A Parametric Study on Improved Reduced Beam Section Connections with Post-tensioning to Enhance Seismic Resilience

This study presents novel research on the seismic behavior of self-centering reduced beam section (RBS) connections in steel structures. Unlike traditional moment steel frames that concentrate non-elastic deformations in energy dissipation devices, the innovative self-centering RBS connections utilize post-tensioning techniques to restore the structure to its pre-earthquake condition. By significantly reducing residual deformations, these connections offer a promising alternative for improving seismic resilience. To validate the effectiveness of the post-tensioned (PT) and RBS connections, advanced nonlinear numerical modeling using the Finite Element Method (FEM) in ABAQUS software is employed. This approach allows for a comprehensive investigation, comparing the numerical results with laboratory data.
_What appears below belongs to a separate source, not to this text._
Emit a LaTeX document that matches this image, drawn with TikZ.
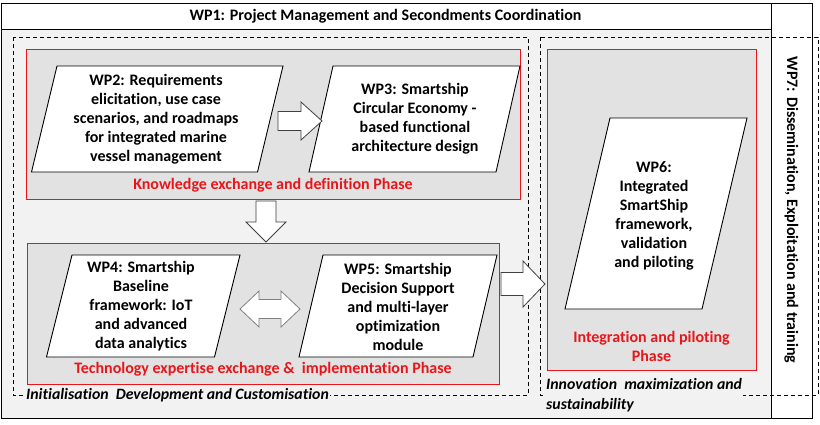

Furthermore, the study goes beyond existing research by incorporating additional high-strength cables into the RBS connections. This novel configuration aims to assess the impact of post-tensioned cables on seismic behavior, adding a new dimension to the understanding of these connections. Through a rigorous parametric study, the research uncovers crucial insights into the seismic performance of the self-centering RBS connections. Notably, the study reveals the significant influence of the initial post-tensioning force on various aspects, including stiffness, maximum moment capacity, and gap-opening behavior of PT connections. The findings demonstrate the potential of increasing the initial post-tensioning force to enhance the energy dissipation capacity and overall performance of the PT connections. Overall, this study presents pioneering research that advances the understanding of self-centering RBS connections and their potential application in steel structures. By emphasizing the novel aspects of the research, it contributes to the body of knowledge in the field and provides valuable insights for improving the seismic resilience of structures.